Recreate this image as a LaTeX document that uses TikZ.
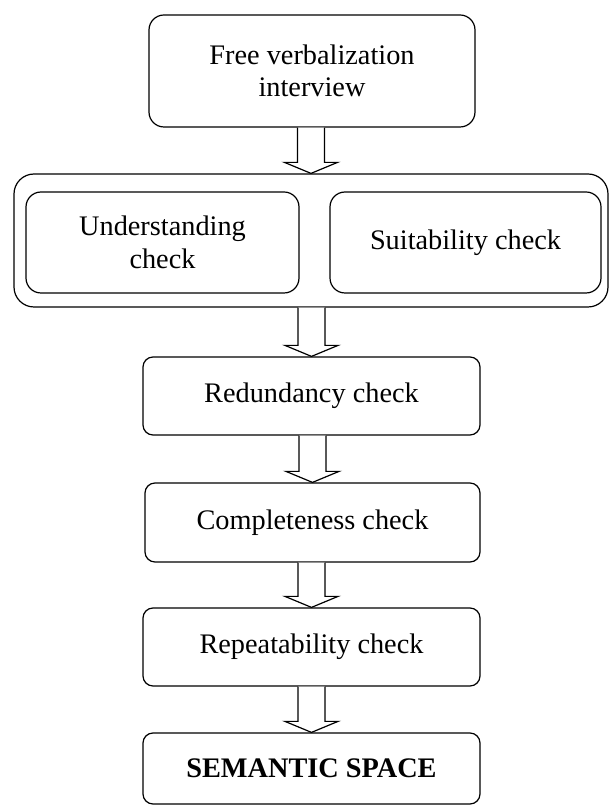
\documentclass[tikz,border=0pt]{standalone}
\usepackage{fontspec}
\setmainfont{Liberation Serif}
\usetikzlibrary{calc}
\newcommand{\flowarrow}[2]{%
  \draw[blockarrow]
    ($(#2.north |- #1.south)+(-13.5,0)$) --
    ($(#2.north)+(-13.5,11)$) --
    ($(#2.north)+(-26.5,11)$) --
    (#2.north) --
    ($(#2.north)+(26.5,11)$) --
    ($(#2.north)+(13.5,11)$) --
    ($(#2.north |- #1.south)+(13.5,0)$);%
}
\begin{document}
\begin{tikzpicture}[x=1pt,y=1pt,
  box/.style={draw, line width=1.2pt, rounded corners=10pt, inner sep=0pt,
    align=center, font=\fontsize{28.3}{32.5}\selectfont},
  blockarrow/.style={draw, line width=1.2pt, fill=white, line join=miter}]
\useasboundingbox (0,0) rectangle (609,807);
\node[box, rounded corners=15pt, minimum width=326pt, minimum height=112pt] (free) at (312,736) {Free verbalization\\interview};
\node[box, rounded corners=20pt, minimum width=594pt, minimum height=133pt] (group) at (311,566.5) {};
\node[box, rounded corners=15pt, minimum width=273pt, minimum height=101pt] (under) at (162.5,564.5) {Understanding\\check};
\node[box, rounded corners=15pt, minimum width=271pt, minimum height=101pt] (suit) at (465.5,564.5) {Suitability check};
\node[box, minimum width=337pt, minimum height=78pt] (redund) at (311.5,411) {Redundancy check};
\node[box, minimum width=335pt, minimum height=79pt] (complete) at (312.5,284.5) {Completeness check};
\node[box, minimum width=337pt, minimum height=78pt] (repeat) at (311.5,160) {Repeatability check};
\node[box, minimum width=337pt, minimum height=71pt, font=\fontsize{28.3}{32.5}\selectfont\bfseries] (semantic) at (311.5,38.5) {SEMANTIC SPACE};
\flowarrow{free}{group}
\flowarrow{group}{redund}
\flowarrow{redund}{complete}
\flowarrow{complete}{repeat}
\flowarrow{repeat}{semantic}
\end{tikzpicture}
\end{document}
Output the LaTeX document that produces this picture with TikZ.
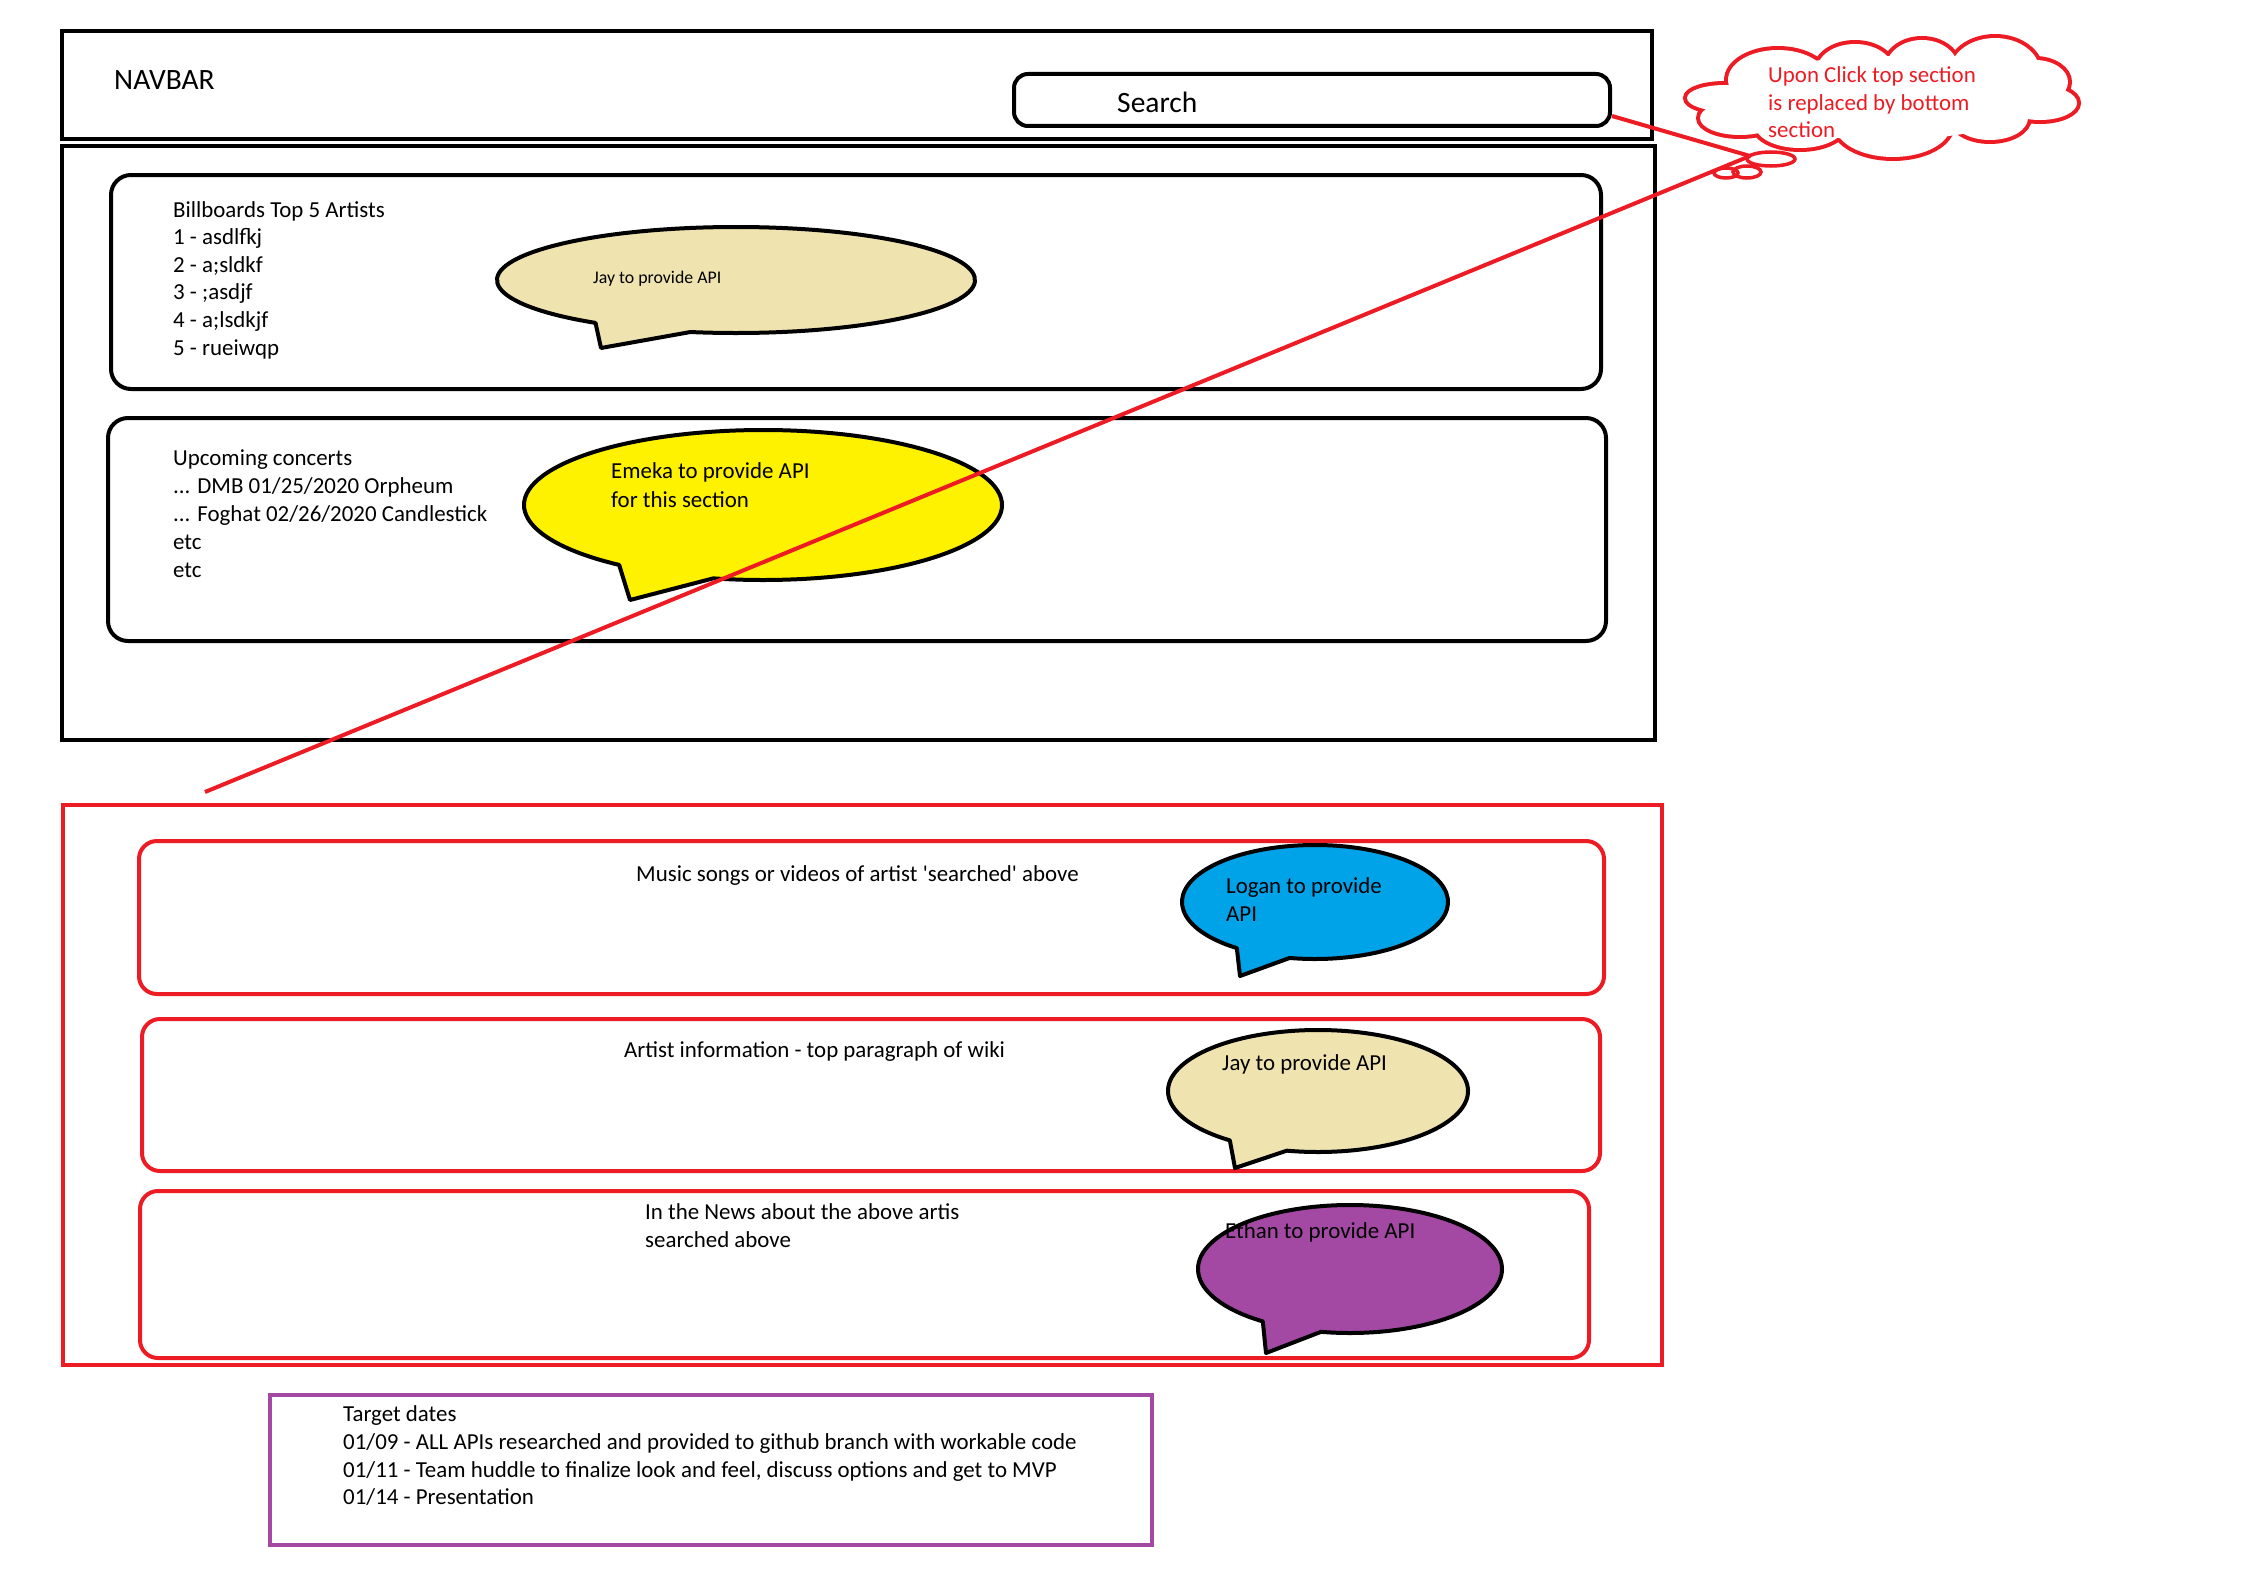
\documentclass[tikz,border=0pt]{standalone}
\usepackage{fontspec}
\setmainfont{Carlito}
\definecolor{pred}{HTML}{ED1C24}
\definecolor{ptan}{HTML}{EFE4B0}
\definecolor{pyellow}{HTML}{FFF200}
\definecolor{pblue}{HTML}{00A2E8}
\definecolor{ppurple}{HTML}{A349A4}
\begin{document}
\begin{tikzpicture}[x=1pt,y=-1pt,
  frame/.style={draw=black, line width=4pt},
  card/.style={draw=black, line width=4pt, rounded corners=20pt},
  rframe/.style={draw=pred, line width=4pt},
  rcard/.style={draw=pred, line width=4pt, rounded corners=18pt},
  txt/.style={font=\fontsize{22.9}{28}\selectfont, inner sep=0pt, anchor=base west},
  bigtxt/.style={font=\fontsize{29.5}{36}\selectfont, inner sep=0pt, anchor=base west},
  smalltxt/.style={font=\fontsize{17.8}{22}\selectfont, inner sep=0pt, anchor=base west},
  bubble/.style={draw=black, line width=4pt, line join=round},
  link/.style={draw=pred, line width=4pt},
  puffline/.style={draw=pred, line width=8pt},
  pufffill/.style={fill=white},
]
\useasboundingbox[fill=white] (0,0) rectangle (2246,1592);

% ---------- top section ----------
\draw[frame] (62,31) rectangle (1652,139);
\draw[frame] (62,146) rectangle (1655,740);
\node[bigtxt] (navbar) at (114,90) {NAVBAR};
\node[draw=black, line width=4pt, rounded corners=14pt, minimum width=596pt,
      minimum height=52pt, inner sep=0pt] (search) at (1312,100) {};
\node[bigtxt] (searchtxt) at (1117,113) {Search};

\draw[card] (111,175) rectangle (1601,389);
\foreach \t [count=\i from 0] in {Billboards Top 5 Artists, 1 - asdlfkj, 2 - a;sldkf, 3 - ;asdjf, 4 - a;lsdkjf, 5 - rueiwqp}
  \node[txt, name=bb\i] at (173,217+27.6*\i) {\t};

\draw[bubble, fill=ptan] (736,280) ++(126:239 and 53)
  arc[start angle=126, end angle=461, x radius=239, y radius=53] -- (601,348) -- cycle;
\node[smalltxt] (jayone) at (593,283) {Jay to provide API};

\draw[card] (108,418) rectangle (1606,641);
\node[txt] (uc0) at (173,465) {Upcoming concerts};
\node[txt] (uc1) at (173,493) {... DMB 01/25/2020 Orpheum};
\node[txt] (uc2) at (173,521) {... Foghat 02/26/2020 Candlestick};
\node[txt] (uc3) at (173,549) {etc};
\node[txt] (uc4) at (173,577) {etc};

\draw[bubble, fill=pyellow] (763,505) ++(127:239 and 75)
  arc[start angle=127, end angle=462, x radius=239, y radius=75] -- (630,600) -- cycle;
\node[txt] (emeka1) at (611,478) {Emeka to provide API};
\node[txt] (emeka2) at (611,507) {for this section};

% ---------- bottom section ----------
\draw[rframe] (63,805) rectangle (1662,1365);
\draw[rcard] (139,841) rectangle (1604,994);
\draw[rcard] (142,1019) rectangle (1600,1171);
\draw[rcard] (140,1191) rectangle (1589,1358);

\node[txt] (music) at (636,881) {Music songs or videos of artist \textquotesingle searched\textquotesingle{} above};
\node[txt] (artist) at (624,1057) {Artist information - top paragraph of wiki};
\node[txt] (news1) at (645,1219) {In the News about the above artis};
\node[txt] (news2) at (645,1247) {searched above};

\draw[bubble, fill=pblue] (1315,902) ++(126:133 and 57)
  arc[start angle=126, end angle=461, x radius=133, y radius=57] -- (1240,976) -- cycle;
\node[txt] (logan1) at (1226,893) {Logan to provide};
\node[txt] (logan2) at (1226,921) {API};

\draw[bubble, fill=ptan] (1318,1091) ++(126:150 and 61)
  arc[start angle=126, end angle=462, x radius=150, y radius=61] -- (1235,1168) -- cycle;
\node[txt] (jaytwo) at (1222,1070) {Jay to provide API};

\draw[bubble, fill=ppurple] (1350,1269) ++(125:152 and 64)
  arc[start angle=125, end angle=461, x radius=152, y radius=64] -- (1266,1353) -- cycle;
\node[txt] (ethan) at (1225,1238) {Ethan to provide API};

% ---------- target dates ----------
\draw[draw=ppurple, line width=4pt] (270,1395) rectangle (1152,1545);
\node[txt] (td0) at (343,1421) {Target dates};
\node[txt] (td1) at (343,1449) {01/09 - ALL APIs researched and provided to github branch with workable code};
\node[txt] (td2) at (343,1477) {01/11 - Team huddle to finalize look and feel, discuss options and get to MVP};
\node[txt] (td3) at (343,1504) {01/14 - Presentation};

% ---------- cloud note (union of puffs) ----------
\def\puffs{%
  (1778,80) ellipse[x radius=50, y radius=30]
  (1855,70) ellipse[x radius=38, y radius=26]
  (1922,68) ellipse[x radius=36, y radius=28]
  (1995,72) ellipse[x radius=45, y radius=34]
  (2035,82) ellipse[x radius=33, y radius=22]
  (2040,103) ellipse[x radius=37, y radius=17]
  (1990,118) ellipse[x radius=38, y radius=22]
  (1893,125) ellipse[x radius=58, y radius=32]
  (1800,125) ellipse[x radius=45, y radius=23]
  (1740,118) ellipse[x radius=40, y radius=17]
  (1725,98) ellipse[x radius=38, y radius=13]}
\path[puffline] \puffs;
\path[pufffill] \puffs;
\fill[white] (1885,98) ellipse[x radius=150, y radius=42];
\node[txt, text=pred] (c1) at (1768,83) {Upon Click top section};
\node[txt, text=pred] (c2) at (1768,111) {is replaced by bottom};
\node[txt, text=pred] (c3) at (1768,138) {section};
\draw[draw=pred, line width=3.5pt] (1771,159) ellipse[x radius=24, y radius=7];
\draw[draw=pred, line width=3.5pt] (1747,172) ellipse[x radius=14, y radius=6];
\draw[draw=pred, line width=3.5pt] (1726,173) ellipse[x radius=12, y radius=5];

% ---------- connectors ----------
\coordinate (puff) at (1750,156);
\coordinate (lineend) at (205,792);
\draw[link] ([yshift=-16pt]search.east) -- (puff);
\draw[link] (puff) -- (lineend);
\end{tikzpicture}
\end{document}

_ _ _ _

Of the lines above, copy only those from the one holding "Output the LaTeX" to the one holding "(jayone) at (593,283)", both included, and exclude every image.

Output the LaTeX document that produces this picture with TikZ.
\documentclass[tikz,border=0pt]{standalone}
\usepackage{fontspec}
\setmainfont{Carlito}
\definecolor{pred}{HTML}{ED1C24}
\definecolor{ptan}{HTML}{EFE4B0}
\definecolor{pyellow}{HTML}{FFF200}
\definecolor{pblue}{HTML}{00A2E8}
\definecolor{ppurple}{HTML}{A349A4}
\begin{document}
\begin{tikzpicture}[x=1pt,y=-1pt,
  frame/.style={draw=black, line width=4pt},
  card/.style={draw=black, line width=4pt, rounded corners=20pt},
  rframe/.style={draw=pred, line width=4pt},
  rcard/.style={draw=pred, line width=4pt, rounded corners=18pt},
  txt/.style={font=\fontsize{22.9}{28}\selectfont, inner sep=0pt, anchor=base west},
  bigtxt/.style={font=\fontsize{29.5}{36}\selectfont, inner sep=0pt, anchor=base west},
  smalltxt/.style={font=\fontsize{17.8}{22}\selectfont, inner sep=0pt, anchor=base west},
  bubble/.style={draw=black, line width=4pt, line join=round},
  link/.style={draw=pred, line width=4pt},
  puffline/.style={draw=pred, line width=8pt},
  pufffill/.style={fill=white},
]
\useasboundingbox[fill=white] (0,0) rectangle (2246,1592);

% ---------- top section ----------
\draw[frame] (62,31) rectangle (1652,139);
\draw[frame] (62,146) rectangle (1655,740);
\node[bigtxt] (navbar) at (114,90) {NAVBAR};
\node[draw=black, line width=4pt, rounded corners=14pt, minimum width=596pt,
      minimum height=52pt, inner sep=0pt] (search) at (1312,100) {};
\node[bigtxt] (searchtxt) at (1117,113) {Search};

\draw[card] (111,175) rectangle (1601,389);
\foreach \t [count=\i from 0] in {Billboards Top 5 Artists, 1 - asdlfkj, 2 - a;sldkf, 3 - ;asdjf, 4 - a;lsdkjf, 5 - rueiwqp}
  \node[txt, name=bb\i] at (173,217+27.6*\i) {\t};

\draw[bubble, fill=ptan] (736,280) ++(126:239 and 53)
  arc[start angle=126, end angle=461, x radius=239, y radius=53] -- (601,348) -- cycle;
\node[smalltxt] (jayone) at (593,283) {Jay to provide API};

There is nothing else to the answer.